Pipes are of major importance for transport of liquids and gas mainly for water, natural gas and oil. The total length of gas pipes in the world is estimated at one million kilometres for gas transport (pipes with a diameter of 80 to 1000 mm). Pipelines remain the least expensive transcontinental mean of transport compared to rail-bound or terrestrial transport. It has become increasingly paramount to ensure the safe utilisation of such plant in order to prevent economical, social and ecological losses. From a technical point of view, pipelines are complicated three dimensional structures that include straight pipes, nozzles, pipe-bends, dissimilar welded joints, etc. In addition, their operating conditions can be quite severe, that is, internal pressure and cyclic loading (vibration) combined with the influence of internal and external corrosive environments. The external defects, e.g., corrosion defects, gouge, foreign object scratches, and pipeline erection activities are major failure reasons of gas pipelines. All these types of defects and associated failure are described.

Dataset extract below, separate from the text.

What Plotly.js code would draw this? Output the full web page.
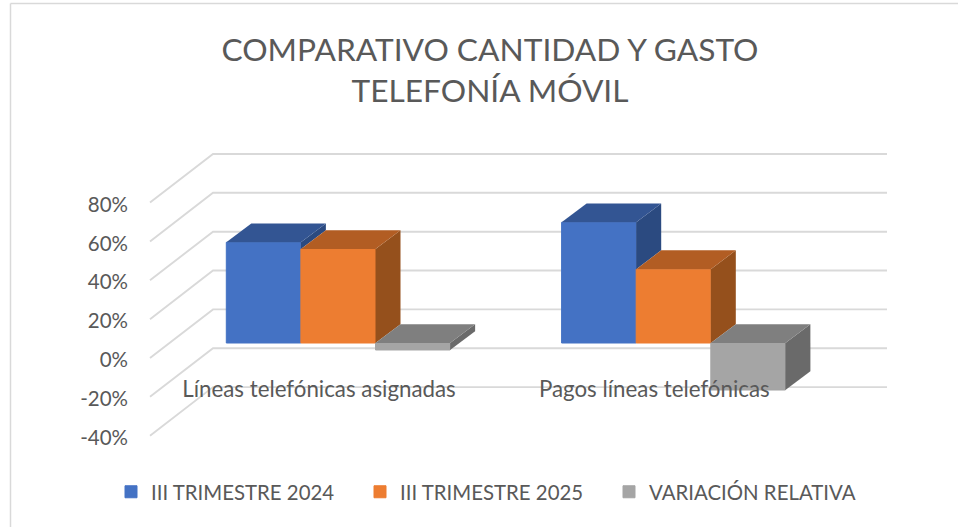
<!DOCTYPE html>
<html>
<head>
<meta charset="utf-8">
<script src="https://cdn.plot.ly/plotly-3.0.1.min.js"></script>
<style>html,body{margin:0;padding:0;background:#fff;overflow:hidden}</style>
</head>
<body>
<div id="chart" style="width:958px;height:527px"></div>
<script>
const categories = ['Líneas telefónicas asignadas', 'Pagos líneas telefónicas'];
const seriesNames = ['III TRIMESTRE 2024', 'III TRIMESTRE 2025', 'VARIACIÓN RELATIVA'];
const trimestre2024 = [51.8, 62.1];
const trimestre2025 = [48.4, 38.0];
const variacionRelativa = [-3.6, -24.2];
const yTicks = [80, 60, 40, 20, 0, -20, -40];
const yTickLabels = ['80%', '60%', '40%', '20%', '0%', '-20%', '-40%'];

const seriesValues = [trimestre2024, trimestre2025, variacionRelativa];
const frontColors = ['#4472C4', '#ED7D31', '#A5A5A5'];
const sideColors = ['#2B4A80', '#95501C', '#6A6A6A'];
const topColors = ['#335593', '#B25D23', '#7F7F7F'];

const W = 958, H = 527;
const pxPerCat = 335.3, pxPerPct = 1.943;
const catZeroPx = 319, zeroPx = 358;
const barShiftPx = 19.2, barShiftUpPx = 15;
const toX = px => (px - catZeroPx) / pxPerCat;
const rangeX = shift => [toX(-shift), toX(W - shift)];
const rangeY = up => [(zeroPx - up - H) / pxPerPct, (zeroPx - up) / pxPerPct];

const barW = 74.6 / pxPerCat;
const depthX = 25 / pxPerCat, depthY = 18.8 / pxPerPct;
const wallFrontX = toX(150), wallBackX = toX(213), wallRightX = toX(887);
const wallDepthY = 48.6 / pxPerPct;

const traces = [];
const gridColor = '#D9D9D9';
yTicks.forEach(t => {
  traces.push({
    type: 'scatter', mode: 'lines', xaxis: 'x', yaxis: 'y', showlegend: false, hoverinfo: 'skip',
    x: [wallFrontX, wallBackX, wallRightX],
    y: [t, t + wallDepthY, t + wallDepthY],
    line: { color: gridColor, width: 1.9 }
  });
});

seriesValues.forEach((vals, s) => {
  traces.push({
    type: 'bar', name: seriesNames[s], xaxis: 'x2', yaxis: 'y2',
    x: categories.map((c, i) => i), y: vals,
    marker: { color: frontColors[s], line: { width: 1, color: frontColors[s] } }
  });
});

const face = (xs, ys, color) => traces.push({
  type: 'scatter', mode: 'lines', xaxis: 'x2', yaxis: 'y2', showlegend: false, hoverinfo: 'skip',
  x: xs, y: ys, fill: 'toself', fillcolor: color, line: { width: 0, color: color }
});

seriesValues.forEach((vals, s) => {
  vals.forEach((v, i) => {
    const x0 = i + (s - 1.5) * barW, x1 = x0 + barW;
    const top = Math.max(v, 0);
    const base = s < seriesValues.length - 1 ? Math.max(0, seriesValues[s + 1][i]) : Math.min(0, v);
    face([x1, x1 + depthX, x1 + depthX, x1, x1],
         [top, top + depthY, base + depthY, base, top], sideColors[s]);
    face([x0, x1, x1 + depthX, x0 + depthX, x0],
         [top, top, top + depthY, top + depthY, top], topColors[s]);
  });
});

const fontFamily = 'Lato, sans-serif';
const textColor = '#595959';
const layout = {
  width: W, height: H,
  margin: { l: 0, r: 0, t: 0, b: 0 },
  paper_bgcolor: '#fff', plot_bgcolor: 'rgba(0,0,0,0)',
  showlegend: true, hovermode: false,
  barmode: 'group', bargap: 1 - 3 * barW, bargroupgap: 0,
  title: {
    text: 'COMPARATIVO CANTIDAD Y GASTO<br>TELEFONÍA MÓVIL',
    font: { family: fontFamily, size: 31.7, color: textColor },
    x: 490 / W, xanchor: 'center', xref: 'paper',
    y: 1 - 61 / H, yanchor: 'top', yref: 'container'
  },
  xaxis: {
    domain: [0, 1], range: rangeX(0), type: 'linear', anchor: 'free', position: 1 - 374 / H,
    tickmode: 'array', tickvals: categories.map((c, i) => i), ticktext: categories,
    showgrid: false, zeroline: false, showline: false, ticks: '',
    tickfont: { family: fontFamily, size: 22.3, color: textColor }
  },
  yaxis: {
    domain: [0, 1], range: rangeY(0), anchor: 'free', position: 128 / W,
    tickmode: 'array', tickvals: yTicks, ticktext: yTickLabels, ticklabelshift: 2,
    showgrid: false, zeroline: false, showline: false, ticks: '',
    tickfont: { family: fontFamily, size: 20.5, color: textColor }
  },
  xaxis2: { overlaying: 'x', domain: [0, 1], range: rangeX(barShiftPx), visible: false, anchor: 'y2' },
  yaxis2: { overlaying: 'y', domain: [0, 1], range: rangeY(barShiftUpPx), visible: false, anchor: 'x2' },
  legend: {
    orientation: 'h', x: 111 / W, xanchor: 'left', y: 1 - 492 / H, yanchor: 'middle',
    entrywidth: 204, entrywidthmode: 'pixels', traceorder: 'normal',
    font: { family: fontFamily, size: 20.4, color: textColor }, bgcolor: 'rgba(0,0,0,0)'
  },
  shapes: [
    { type: 'line', xref: 'paper', yref: 'paper', x0: 10.5 / W, x1: 1, y0: 1 - 3.5 / H, y1: 1 - 3.5 / H, line: { color: gridColor, width: 1.5 } },
    { type: 'line', xref: 'paper', yref: 'paper', x0: 10.5 / W, x1: 10.5 / W, y0: 0, y1: 1 - 3.5 / H, line: { color: gridColor, width: 1.5 } }
  ]
};

Plotly.newPlot('chart', traces, layout, { displayModeBar: false, staticPlot: true });
</script>
</body>
</html>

Leak and fracture of pipes is assumed to be done by initiation and propagation of defect and final failure when defect has reached a critical length.
In this book, the three two major defect assessment tools for pipes are presented :
i) the failure assessment diagram and particularly the SINTAP procedure,
ii) limit analysis,
iii) strain design approach
Methods of defect repair are based on investigation findings. Methods such as welded sleeve, repair clamp composite sleeve, grinding, pipe replacement are described.